As progressive Christian Century blogger Jacob Lupfer notes in his February 27, 2015, post, Walker’s subtle right jab at the President’s religion is a historic, recurring reenactment of the tension between progressive and evangelical Christianity:
“Obama is a liberal Protestant … evangelicalism emerged largely as a reaction against liberal Protestantism. In many ways, mainline Protestantism is a foe that evangelicals have largely vanished in our time, so the persistence of Christians such as Obama and Hillary Clinton in positions of power and influence is maddening to conservative evangelicals who feed on a narrative of their own ascendancy and mainline decline.”
It’s left to the reader to decide if Lupfer’s analysis overgeneralizes in the service of a point, yet there can be no doubt that from time to time evangelical/mainline religious cold wars look and sound more like religious gang wars.
As the pressure of this electoral cycle ratchets ever higher, it behooves Teams Obama and Hillary Clinton to anticipate more not fewer Republican theological tests, overt and covert.

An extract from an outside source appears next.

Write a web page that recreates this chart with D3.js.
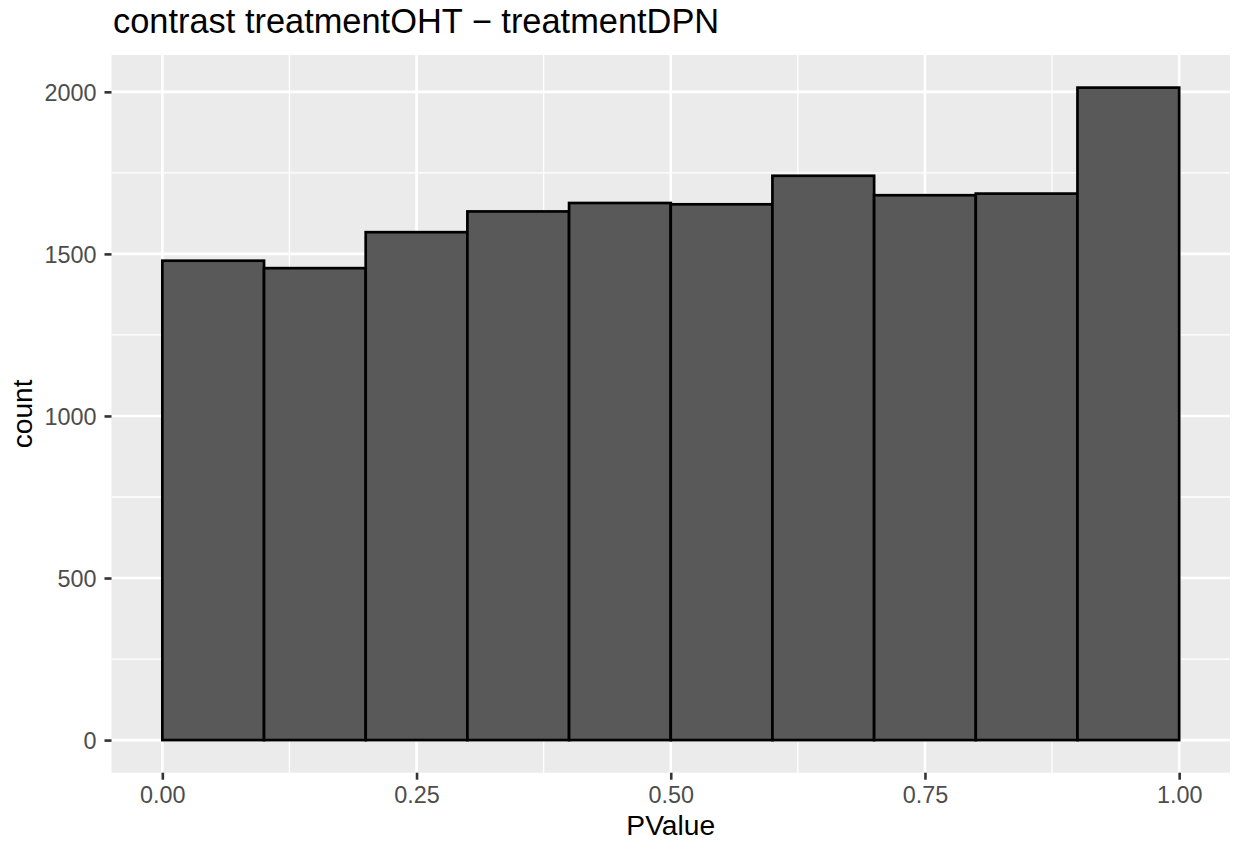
<!DOCTYPE html>
<html>
<head>
<meta charset="utf-8">
<script src="https://cdn.jsdelivr.net/npm/d3@7"></script>
<style>
  html, body { margin: 0; padding: 0; background: #fff; }
  svg { display: block; }
</style>
</head>
<body>
<svg id="chart" width="1233" height="847"></svg>
<script>
// ---- data ----
const binStarts = [0.0, 0.1, 0.2, 0.3, 0.4, 0.5, 0.6, 0.7, 0.8, 0.9];
const binWidth = 0.1;
const counts = [1479, 1456, 1567, 1631, 1657, 1653, 1741, 1681, 1686, 2013];
const xTicks = [0, 0.25, 0.5, 0.75, 1.0];
const xTickLabels = ["0.00", "0.25", "0.50", "0.75", "1.00"];
const xMinor = [0.125, 0.375, 0.625, 0.875];
const yTicks = [0, 500, 1000, 1500, 2000];
const yTickLabels = ["0", "500", "1000", "1500", "2000"];
const yMinor = [250, 750, 1250, 1750];
const titleText = "contrast treatmentOHT \u2212 treatmentDPN";
const xLabel = "PValue";
const yLabel = "count";

// ---- layout ----
const panel = { left: 111.5, right: 1230, top: 55, bottom: 772.7 };
const font = "'Liberation Sans', Arial, Helvetica, sans-serif";

const maxC = d3.max(counts);
const x = d3.scaleLinear().domain([-0.05, 1.05]).range([panel.left, panel.right]);
const y = d3.scaleLinear().domain([-0.05 * maxC, maxC * 1.05]).range([panel.bottom, panel.top]);

const svg = d3.select("#chart");

// panel background
svg.append("rect")
  .attr("x", panel.left).attr("y", panel.top)
  .attr("width", panel.right - panel.left).attr("height", panel.bottom - panel.top)
  .attr("fill", "#EBEBEB");

const grid = svg.append("g");
// minor grid
grid.selectAll(".xm").data(xMinor).enter().append("line")
  .attr("x1", d => x(d)).attr("x2", d => x(d))
  .attr("y1", panel.top).attr("y2", panel.bottom)
  .attr("stroke", "#fff").attr("stroke-width", 1.3);
grid.selectAll(".ym").data(yMinor).enter().append("line")
  .attr("y1", d => y(d)).attr("y2", d => y(d))
  .attr("x1", panel.left).attr("x2", panel.right)
  .attr("stroke", "#fff").attr("stroke-width", 1.3);
// major grid
grid.selectAll(".xM").data(xTicks).enter().append("line")
  .attr("x1", d => x(d)).attr("x2", d => x(d))
  .attr("y1", panel.top).attr("y2", panel.bottom)
  .attr("stroke", "#fff").attr("stroke-width", 2.6);
grid.selectAll(".yM").data(yTicks).enter().append("line")
  .attr("y1", d => y(d)).attr("y2", d => y(d))
  .attr("x1", panel.left).attr("x2", panel.right)
  .attr("stroke", "#fff").attr("stroke-width", 2.6);

// bars
svg.append("g").selectAll("rect").data(binStarts).enter().append("rect")
  .attr("x", d => x(d))
  .attr("width", d => x(d + binWidth) - x(d))
  .attr("y", (d, i) => y(counts[i]))
  .attr("height", (d, i) => y(0) - y(counts[i]))
  .attr("fill", "#595959")
  .attr("stroke", "#000")
  .attr("stroke-width", 2.7);

// x axis
const xAxis = d3.axisBottom(x).tickValues(xTicks)
  .tickFormat((d, i) => xTickLabels[i]).tickSize(7).tickPadding(4);
const gx = svg.append("g").attr("transform", `translate(0,${panel.bottom})`).call(xAxis);
gx.select(".domain").remove();
gx.selectAll(".tick line").attr("stroke", "#333333").attr("stroke-width", 2.6);
gx.selectAll(".tick text").attr("fill", "#4D4D4D")
  .style("font-family", font).style("font-size", "23.4px")
  .attr("dy", null).attr("y", 30);

// y axis
const yAxis = d3.axisLeft(y).tickValues(yTicks)
  .tickFormat((d, i) => yTickLabels[i]).tickSize(7).tickPadding(6);
const gy = svg.append("g").attr("transform", `translate(${panel.left},0)`).call(yAxis);
gy.select(".domain").remove();
gy.selectAll(".tick line").attr("stroke", "#333333").attr("stroke-width", 2.6);
gy.selectAll(".tick text").attr("fill", "#4D4D4D")
  .style("font-family", font).style("font-size", "23.4px")
  .attr("x", -15).attr("dy", "0.36em");

// axis titles
svg.append("text")
  .attr("x", (panel.left + panel.right) / 2).attr("y", 835)
  .attr("text-anchor", "middle")
  .style("font-family", font).style("font-size", "28.2px").attr("fill", "#000")
  .text(xLabel);
svg.append("text")
  .attr("transform", `translate(31.5,${(panel.top + panel.bottom) / 2}) rotate(-90)`)
  .attr("text-anchor", "middle")
  .style("font-family", font).style("font-size", "28.2px").attr("fill", "#000")
  .text(yLabel);

// title
svg.append("text")
  .attr("x", 113).attr("y", 33)
  .style("font-family", font).style("font-size", "34.4px").attr("fill", "#000")
  .text(titleText);
</script>
</body>
</html>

For his part, President Obama has intentionally flunked seven years worth of conservative religious conformity quizzes – not because of theological ineptness but because he early on recognized there is nothing to be gained by debating with religious bullies. We should hope for a similar tack once the evangelical/mainline standoff shifts from the Obama presidency to the Clinton candidacy. Sometimes scoring a zero is a good thing.